The maxim is nullum tempus occurrit regi or nullum tempus occurrit reipublicae (lapse of time does not bar the right of the crown or lapse of time does not bar the commonwealth). The rule is now embodied in Article 1108(4) of the Civil Code.

It is a maxim of great antiquity in English law. The best reason for its existence is the great public policy of preserving public rights and property from damage and loss through the negligence of public officers. (34 Am Jur 301; Ballentine’s Law Dictionary, p. 891; U.S. v. Nashville, Chattanooga & St. Louis Railway Co., 118 U.S. 120, 125).

Thus, the right of reversion or reconveyance to the State of lands fraudulently registered or not susceptible of private appropriation or acquisition does not prescribe (Martinez v. Court of Appeals, L-31271, April 29, 1974, 56 SCRA 647, 655; Republic v. Ramos, 117 Phil. 45, 49).

The government officials concerned were negligent in not intervening in the land registration proceeding or in not promptly asking Ang Bansing to reconvey the disputed lot to the Commonwealth or to the Republic of the Philippines.

Such negligence does not prejudice the State.
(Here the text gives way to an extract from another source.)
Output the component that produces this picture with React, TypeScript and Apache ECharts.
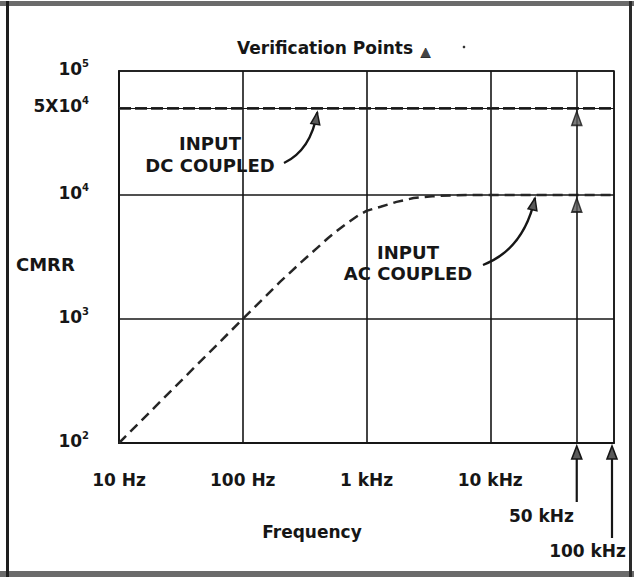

The negligence or omissions of public officers as to their public duties will not work an estoppel against the State (10 R.C.L. 705, cited in Bachrach Motor Co. v. Unson, 50 Phil. 981, 990; Central Azucarera de Tarlac v. Collector of Internal Revenue, 104 Phil. 653, 656; People v. Ventura, 114 Phil. 162, 169).

I vote to reverse and set aside the decision of the Court of Appeals and to affirm the trial court’s decision with the modification that the title should be issued to the Southern Philippines Development Administration.

Endnotes:



1. Record on Appeal, pp. 12-16, 85.

2. Id., pp. 90-91.

3. Id., pp. 17-23, 86.

4. Id., pp. 54-57, 86.

5. Id., p. 33.

6. Id., p. 90.

7. Id., pp. 91-92.

8. Id., pp. 26-36, 88.

9. Id., pp. 89-90.

10. Id., p. 2-12.

11. Id., pp. 37-54.

12. Id., pp. 185-198.

13 Rollo, pp. 44-54.

14. Art. 1441, Civil Code.

15. Sec. 31, Trusts, 76 Am. Jur. 2d. pp. 278-279.

16. Sec. 35, Trusts, 76 Am. Jur. 2d. 281.

17. Warner v. Burlington Fed. Sav. & L. Asso., 168 ALR 1265, 49 A2D 93.

18. Bogert on Trusts and Trustees, Sec. 48.

19. Id., Sec. 46.

20. 11 Phil. 1267.

21. Record on Appeal, p. 189.

22. Rollo, p. 35.

23. Record on Appeal, pp. 59-60.

24. Diaz v. Gorricho. 103 Phil. 261.

25. Art. 1456, Civil Code.

26. Gayondato v. Treasurer of the P.I., 49 Phil. 244.

27. Gonzales v. Jimenez, 121 Phil. 84.

28. Escay v. Court of Appeals, L-37504, Dec. 18, 1974, 61 SCRA 369, and other cases cited therein.

29. Buenaventura v. David, 37 Phil. 435; Ramos v. Ramos, L-19872, Dec. 3, 1974, 61 SCRA 284.